## Your instructions:
Look through the lines below and extract any with the word "chart".

## Records for processing:
────────────────────
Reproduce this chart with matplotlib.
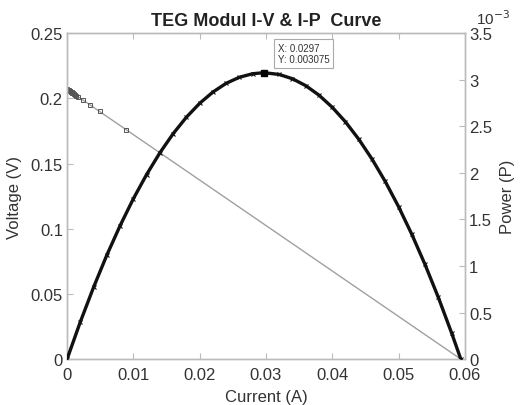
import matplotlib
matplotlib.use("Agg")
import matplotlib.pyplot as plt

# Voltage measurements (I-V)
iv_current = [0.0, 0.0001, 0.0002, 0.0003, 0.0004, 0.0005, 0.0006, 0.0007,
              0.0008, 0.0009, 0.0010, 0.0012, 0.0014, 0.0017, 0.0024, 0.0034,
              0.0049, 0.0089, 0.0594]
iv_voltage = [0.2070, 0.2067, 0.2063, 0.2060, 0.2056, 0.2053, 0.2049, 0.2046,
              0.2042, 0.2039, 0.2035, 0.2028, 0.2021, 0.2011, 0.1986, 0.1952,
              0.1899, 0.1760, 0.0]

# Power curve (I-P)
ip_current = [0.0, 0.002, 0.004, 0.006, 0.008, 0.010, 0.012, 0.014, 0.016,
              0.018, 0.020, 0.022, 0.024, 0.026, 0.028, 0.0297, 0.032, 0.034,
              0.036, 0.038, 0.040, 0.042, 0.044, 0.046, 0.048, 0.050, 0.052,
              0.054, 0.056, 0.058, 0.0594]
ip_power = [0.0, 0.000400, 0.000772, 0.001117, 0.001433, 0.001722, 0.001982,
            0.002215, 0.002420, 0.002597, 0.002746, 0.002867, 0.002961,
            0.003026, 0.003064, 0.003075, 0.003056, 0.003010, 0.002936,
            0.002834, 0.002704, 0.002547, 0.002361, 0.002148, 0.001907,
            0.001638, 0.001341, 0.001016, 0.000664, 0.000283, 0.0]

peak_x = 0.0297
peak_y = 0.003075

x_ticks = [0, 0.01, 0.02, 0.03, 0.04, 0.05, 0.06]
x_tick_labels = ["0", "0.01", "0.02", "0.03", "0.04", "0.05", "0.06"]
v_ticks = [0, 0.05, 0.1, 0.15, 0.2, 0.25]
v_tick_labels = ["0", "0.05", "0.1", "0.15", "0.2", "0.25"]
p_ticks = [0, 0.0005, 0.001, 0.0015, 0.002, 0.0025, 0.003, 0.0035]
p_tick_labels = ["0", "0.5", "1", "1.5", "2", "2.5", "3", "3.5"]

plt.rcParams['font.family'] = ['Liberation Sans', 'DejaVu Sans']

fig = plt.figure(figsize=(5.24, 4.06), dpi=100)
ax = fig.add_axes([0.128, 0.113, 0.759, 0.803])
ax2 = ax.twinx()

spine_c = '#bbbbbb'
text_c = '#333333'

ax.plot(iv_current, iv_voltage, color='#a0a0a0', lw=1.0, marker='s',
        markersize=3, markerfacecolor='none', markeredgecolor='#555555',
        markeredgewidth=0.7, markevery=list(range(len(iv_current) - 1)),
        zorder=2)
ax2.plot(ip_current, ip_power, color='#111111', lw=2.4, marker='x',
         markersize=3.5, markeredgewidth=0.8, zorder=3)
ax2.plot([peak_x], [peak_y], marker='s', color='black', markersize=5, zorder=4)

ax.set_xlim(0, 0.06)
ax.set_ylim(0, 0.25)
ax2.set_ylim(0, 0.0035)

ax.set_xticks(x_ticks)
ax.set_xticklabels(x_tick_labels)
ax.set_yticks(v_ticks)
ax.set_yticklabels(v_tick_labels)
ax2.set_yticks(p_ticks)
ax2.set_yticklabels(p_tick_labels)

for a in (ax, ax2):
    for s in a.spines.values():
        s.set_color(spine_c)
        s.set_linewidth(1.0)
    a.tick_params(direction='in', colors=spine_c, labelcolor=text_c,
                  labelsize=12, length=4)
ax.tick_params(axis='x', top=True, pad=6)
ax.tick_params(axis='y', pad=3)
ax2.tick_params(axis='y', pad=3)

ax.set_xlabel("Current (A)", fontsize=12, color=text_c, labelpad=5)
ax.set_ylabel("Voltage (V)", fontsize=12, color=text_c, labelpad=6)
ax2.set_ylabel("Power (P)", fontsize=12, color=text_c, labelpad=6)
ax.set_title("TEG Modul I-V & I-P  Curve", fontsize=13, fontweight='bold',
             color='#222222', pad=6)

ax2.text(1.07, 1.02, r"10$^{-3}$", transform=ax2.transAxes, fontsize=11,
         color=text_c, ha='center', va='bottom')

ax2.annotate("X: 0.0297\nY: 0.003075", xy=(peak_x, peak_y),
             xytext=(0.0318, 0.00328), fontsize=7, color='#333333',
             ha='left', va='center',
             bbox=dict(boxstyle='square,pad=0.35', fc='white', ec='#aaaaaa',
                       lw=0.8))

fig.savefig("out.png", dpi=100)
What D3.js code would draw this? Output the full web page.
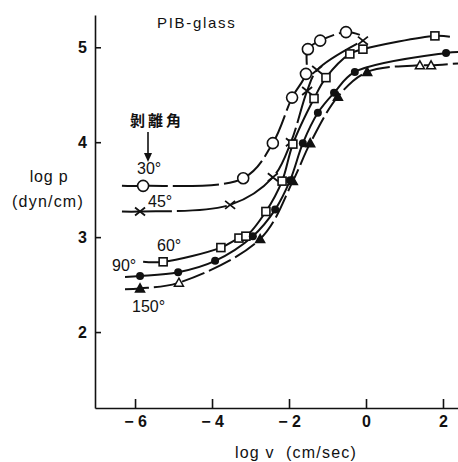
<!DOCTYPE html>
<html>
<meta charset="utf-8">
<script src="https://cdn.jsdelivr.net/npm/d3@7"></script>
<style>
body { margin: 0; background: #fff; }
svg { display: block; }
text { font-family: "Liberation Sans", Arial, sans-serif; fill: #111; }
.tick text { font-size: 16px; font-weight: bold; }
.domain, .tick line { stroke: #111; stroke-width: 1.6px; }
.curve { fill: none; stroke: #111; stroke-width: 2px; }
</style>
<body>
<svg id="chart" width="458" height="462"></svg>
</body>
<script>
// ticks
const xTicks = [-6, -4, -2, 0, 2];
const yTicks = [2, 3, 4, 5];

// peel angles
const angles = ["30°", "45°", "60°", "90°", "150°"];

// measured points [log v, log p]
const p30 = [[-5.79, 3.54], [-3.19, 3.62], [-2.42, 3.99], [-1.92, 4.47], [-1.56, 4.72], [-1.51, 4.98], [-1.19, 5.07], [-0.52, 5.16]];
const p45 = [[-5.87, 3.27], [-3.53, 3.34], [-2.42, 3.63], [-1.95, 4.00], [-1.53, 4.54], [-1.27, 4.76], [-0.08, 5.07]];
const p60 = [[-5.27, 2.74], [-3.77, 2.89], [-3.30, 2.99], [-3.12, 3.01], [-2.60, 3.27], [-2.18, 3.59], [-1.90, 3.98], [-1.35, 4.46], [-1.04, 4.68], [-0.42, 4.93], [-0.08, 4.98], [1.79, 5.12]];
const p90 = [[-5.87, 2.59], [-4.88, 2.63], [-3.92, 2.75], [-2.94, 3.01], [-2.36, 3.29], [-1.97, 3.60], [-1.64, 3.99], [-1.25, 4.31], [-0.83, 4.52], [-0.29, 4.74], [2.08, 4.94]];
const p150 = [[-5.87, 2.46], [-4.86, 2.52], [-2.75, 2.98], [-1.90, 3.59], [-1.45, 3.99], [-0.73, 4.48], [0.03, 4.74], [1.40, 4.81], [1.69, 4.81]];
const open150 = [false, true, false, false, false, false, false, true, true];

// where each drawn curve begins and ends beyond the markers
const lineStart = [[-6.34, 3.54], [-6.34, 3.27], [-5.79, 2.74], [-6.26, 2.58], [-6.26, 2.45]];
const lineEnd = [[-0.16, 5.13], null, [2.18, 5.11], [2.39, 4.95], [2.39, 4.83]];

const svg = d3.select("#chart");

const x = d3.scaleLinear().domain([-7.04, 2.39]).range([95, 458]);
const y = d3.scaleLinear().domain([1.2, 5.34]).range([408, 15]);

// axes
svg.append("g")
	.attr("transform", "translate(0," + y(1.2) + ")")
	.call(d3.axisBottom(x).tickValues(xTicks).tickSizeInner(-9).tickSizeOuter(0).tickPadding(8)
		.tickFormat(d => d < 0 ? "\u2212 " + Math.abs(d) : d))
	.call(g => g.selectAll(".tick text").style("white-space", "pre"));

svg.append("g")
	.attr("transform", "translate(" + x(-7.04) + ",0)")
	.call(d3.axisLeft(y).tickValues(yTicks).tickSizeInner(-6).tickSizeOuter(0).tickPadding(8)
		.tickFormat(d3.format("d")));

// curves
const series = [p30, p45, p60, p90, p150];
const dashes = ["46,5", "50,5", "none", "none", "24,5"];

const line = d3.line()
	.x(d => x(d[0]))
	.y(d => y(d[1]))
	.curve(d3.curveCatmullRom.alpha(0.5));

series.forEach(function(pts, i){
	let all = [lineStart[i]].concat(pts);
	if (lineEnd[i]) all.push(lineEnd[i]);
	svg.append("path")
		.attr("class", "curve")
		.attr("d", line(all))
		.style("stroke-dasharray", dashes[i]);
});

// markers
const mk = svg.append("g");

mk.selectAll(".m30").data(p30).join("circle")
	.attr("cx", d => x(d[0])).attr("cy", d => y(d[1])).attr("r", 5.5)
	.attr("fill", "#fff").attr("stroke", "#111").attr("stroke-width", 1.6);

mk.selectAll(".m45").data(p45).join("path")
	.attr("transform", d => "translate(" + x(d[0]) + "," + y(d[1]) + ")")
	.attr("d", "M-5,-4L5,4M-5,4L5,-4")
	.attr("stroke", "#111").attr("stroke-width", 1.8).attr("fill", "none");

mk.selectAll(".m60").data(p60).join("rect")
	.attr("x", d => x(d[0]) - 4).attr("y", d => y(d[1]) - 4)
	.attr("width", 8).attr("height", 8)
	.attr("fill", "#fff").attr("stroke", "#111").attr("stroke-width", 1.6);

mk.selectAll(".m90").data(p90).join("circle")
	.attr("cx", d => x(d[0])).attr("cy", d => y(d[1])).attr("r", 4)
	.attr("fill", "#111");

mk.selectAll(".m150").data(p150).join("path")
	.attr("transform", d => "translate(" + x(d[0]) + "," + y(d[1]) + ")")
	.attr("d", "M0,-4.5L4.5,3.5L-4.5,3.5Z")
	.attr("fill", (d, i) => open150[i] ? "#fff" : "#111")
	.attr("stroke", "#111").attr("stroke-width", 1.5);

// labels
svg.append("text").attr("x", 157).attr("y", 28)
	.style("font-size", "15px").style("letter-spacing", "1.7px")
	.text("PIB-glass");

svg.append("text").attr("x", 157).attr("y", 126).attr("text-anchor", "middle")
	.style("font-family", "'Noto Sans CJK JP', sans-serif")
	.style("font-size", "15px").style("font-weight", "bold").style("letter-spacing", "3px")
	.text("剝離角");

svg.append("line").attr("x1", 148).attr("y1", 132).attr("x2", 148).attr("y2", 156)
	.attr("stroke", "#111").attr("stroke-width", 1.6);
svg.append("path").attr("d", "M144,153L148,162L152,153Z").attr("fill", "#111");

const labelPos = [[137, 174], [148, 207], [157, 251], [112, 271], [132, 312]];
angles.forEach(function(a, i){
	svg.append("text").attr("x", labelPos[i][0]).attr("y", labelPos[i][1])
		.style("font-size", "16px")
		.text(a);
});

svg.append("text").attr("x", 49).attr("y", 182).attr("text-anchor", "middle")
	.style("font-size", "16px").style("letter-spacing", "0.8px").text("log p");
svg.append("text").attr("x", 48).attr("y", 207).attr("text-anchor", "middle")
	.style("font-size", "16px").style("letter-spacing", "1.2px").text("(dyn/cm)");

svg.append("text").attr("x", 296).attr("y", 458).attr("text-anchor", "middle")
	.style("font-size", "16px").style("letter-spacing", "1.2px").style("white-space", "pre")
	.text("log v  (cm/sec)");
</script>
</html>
────────────────────
## Output for this task:
Reproduce this chart with matplotlib.
<svg id="chart" width="458" height="462"></svg>
const svg = d3.select("#chart");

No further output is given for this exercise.